Man cannot live in unity with God if he has not died beforehand. But God can make man worthy of putting to death the life of sin. Justice requires that man alone should struggle and conquer sin since he has fallen into sin of his own free will. But after becoming a slave to sin, he can no longer conquer it by his own strength. After the fall, sin became the master and man became a slave. Could man appear stronger than sin since “the slave is not better than his master” (John 13:16). He who was supposed to be the victorious conqueror became a slave under the feet of sin.
True spiritual life could not shine where the power of sin extended. Man, who had fallen into sin of his own free will, had to raise the banners of victory against sin alone. God alone had the power to achieve such a great victory and to appear as an eternal victor. Therefore, He became man. Thus, the divine and human natures were united in the person of the Lord. Man, who was to overcome sin, and God, who had the power to achieve this victory, were united. Christ makes the struggle for man His own struggle, because He is also man and, as He is free from sin, He overcomes sin because He is at the same time all-powerful. Thus, man was freed from slavery and shame and crowned with the crown of victory, and the kingdom of sin fell. Now, after Christ’s victory, man is easily freed from the shackles of sin.

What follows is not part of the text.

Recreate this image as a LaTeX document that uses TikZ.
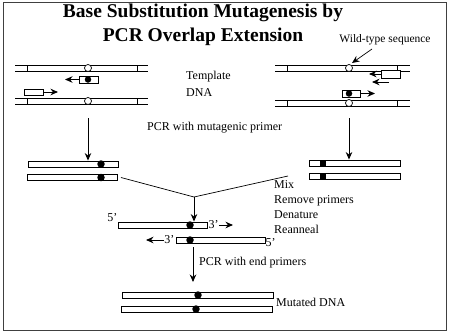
\documentclass[tikz,border=0pt]{standalone}
\usepackage{fontspec}
\setmainfont{Liberation Serif}
\usetikzlibrary{arrows.meta,positioning}

\begin{document}
\begin{tikzpicture}[x=1pt,y=-1pt,
    bar/.style={draw,fill=white,inner sep=0pt,minimum height=6pt,line width=0.9pt},
    primer/.style={draw,fill=white,inner sep=0pt,minimum width=19pt,minimum height=7pt,line width=0.9pt},
    mutdot/.style={fill=black,circle,inner sep=0pt,minimum size=7.5pt},
    wtdot/.style={draw,fill=white,circle,inner sep=0pt,minimum size=7pt,line width=0.7pt},
    lbl/.style={font=\fontsize{12}{15}\selectfont,inner sep=0pt},
    arr/.style={-{Stealth[length=7.5pt,width=6.5pt]},line width=0.9pt}]
  \useasboundingbox (0,0) rectangle (450,335);
  % frame and title
  \draw[line width=1pt,black!75] (3,2) rectangle (446,330);
  \node[font=\fontsize{19.5}{24}\selectfont\bfseries,align=center] (title) at (203,25)
    {Base Substitution Mutagenesis by\\PCR Overlap Extension};

  % template DNA, two duplexes on each side
  \foreach \xa/\xb/\ta/\tb/\xc/\ya in {15/148/27/137/88/65, 15/148/27/137/88/98,
                                      275/410/287/397/349/65, 275/410/287/397/349/100}{
    \draw[line width=0.8pt] (\xa,\ya) -- (\xb,\ya) (\xa,\ya+6) -- (\xb,\ya+6);
    \draw[line width=0.8pt] (\ta,\ya) -- (\ta,\ya+6) (\tb,\ya) -- (\tb,\ya+6);
    \node[wtdot] at (\xc,\ya+3) {};
  }
  \node[lbl,align=left,anchor=west,font=\fontsize{12}{17}\selectfont] (tmpl) at (186,83.5) {Template\\DNA};

  % primers, left side
  \node[primer] (pmL) at (88.5,79.5) {};
  \node[mutdot,minimum size=6.5pt] at (88,79.5) {};
  \coordinate (pmLend) at (65,79.5);
  \draw[arr] (pmL.west) -- (pmLend);
  \node[primer,minimum height=6pt] (peL) at (33.5,92) {};
  \coordinate (peLend) at (58,92);
  \draw[arr] (peL.east) -- (peLend);

  % primers, right side
  \node[primer,minimum height=8pt] (peR) at (390.5,74) {};
  \coordinate (peRend) at (369,74);
  \draw[arr] (peR.west) -- (peRend);
  \coordinate (peRa) at (389,82);
  \coordinate (peRb) at (372,82);
  \draw[arr] (peRa) -- (peRb);
  \node[primer,minimum width=18pt] (pmR) at (351,93.5) {};
  \node[mutdot,minimum size=6.5pt] at (349,93.5) {};
  \coordinate (pmRend) at (375,93.5);
  \draw[arr] (pmR.east) -- (pmRend);

  % wild-type label
  \node[lbl,font=\fontsize{11.5}{14}\selectfont] (wt) at (385,40) {Wild-type sequence};
  \coordinate (wtend) at (352,63);
  \draw[arr,line width=0.7pt] (372,49) -- (wtend);

  % first PCR
  \coordinate (tL) at (88,118);
  \coordinate (tR) at (349,118);
  \node[bar,minimum width=90pt] (aL1) at (73,164) {};
  \node[bar,minimum width=90pt] (aL2) at (72.5,177.5) {};
  \node[mutdot] at (101,164) {};
  \node[mutdot] at (101,177.5) {};
  \node[bar,minimum width=91pt] (aR1) at (354.5,163) {};
  \node[bar,minimum width=91pt] (aR2) at (354.5,176.5) {};
  \node[mutdot,rectangle,minimum width=6.5pt,minimum height=7pt] at (323,163) {};
  \node[mutdot,rectangle,minimum width=6.5pt,minimum height=7pt] at (323,176.5) {};
  \draw[arr] (tL) -- (aL1.north -| tL);
  \draw[arr] (tR) -- (aR1.north -| tR);
  \node[lbl,anchor=west] (pcr1) at (147,128) {PCR with mutagenic primer};

  % mix and reanneal
  \coordinate (apex) at (194,197);
  \draw[line width=0.7pt] (aL2.east) ++(3,0) -- (apex);
  \draw[line width=0.7pt] (288,176) -- (apex);
  \node[lbl,align=left,anchor=west,font=\fontsize{12}{15}\selectfont] (mix) at (274,207.5)
    {Mix\\Remove primers\\Denature\\Reanneal};
  \node[bar,minimum width=89pt] (hT) at (162.5,225) {};
  \node[bar,minimum width=89pt] (hB) at (220.5,240) {};
  \node[mutdot] at (190,225) {};
  \node[mutdot] at (190,240) {};
  \draw[arr] (apex) -- (apex |- hT.north);
  \node[lbl,anchor=south east] (fiveT) at (hT.north west) {5’};
  \node[lbl,anchor=west] (threeT) at ([xshift=1pt]hT.east) {3’};
  \coordinate (threeTend) at (233,225);
  \draw[arr] (threeT.east) -- (threeTend);
  \node[lbl,anchor=east] (threeB) at ([xshift=-1pt]hB.west) {3’};
  \coordinate (threeBend) at (146,240);
  \draw[arr] (threeB.west) -- (threeBend);
  \node[lbl,anchor=west] (fiveB) at ([yshift=-3pt]hB.east) {5’};

  % second PCR
  \coordinate (pcrtop) at (193,247);
  \node[bar,minimum width=151pt] (mT) at (197.5,295) {};
  \node[bar,minimum width=151pt] (mB) at (196.5,309) {};
  \node[mutdot] at (198,295) {};
  \node[mutdot] at (196,309) {};
  \draw[arr] (pcrtop) -- (pcrtop |- 0,282);
  \node[lbl,anchor=west] (pcr2) at (199,263) {PCR with end primers};
  \node[lbl,anchor=west] (mut) at (276,302) {Mutated DNA};
\end{tikzpicture}
\end{document}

The Savior gives believers the power to put to death the life of sin and become partakers of the great victory. It was only right that the Savior should receive the crown and appear as a conqueror after he had raised the banner of victory against sin. The Lord Christ was nailed to the cross for us sinners and endured the pains and wounds opened by the nails and even tasted the bitterness of death, “and forsook the pleasures offered him, and endured the cross, despising the shame” (Hebrews 12:2), says the Apostle Paul. The Lord did not commit a single injustice, “he did not commit a single sin,” for he remained free from sin and innocent. Therefore, the impudent slanderer Satan could not find a reason to attack and accuse him, and death itself had no power over him, because the wound, pain, torment, and death are the result and fruits of sin. If sin had not entered the world of man, would God, the All-Merciful, have allowed death? Our belief in the goodness of God is logically incompatible with our belief that divine goodness loves to see the dreadful reign of death extended and dominate the world. After the fall of man, God allowed death, not as punishment for sin, but as a punishment for the weak man because of sin. Since death had no power over the Master, because He was innocent of all sin, the Savior healed our spiritual disease by His eternal and all-powerful medicine by His death. The power of death on the cross gives us the power to kill the germ of sin, because the wound of the innocent satisfied divine justice for us believers.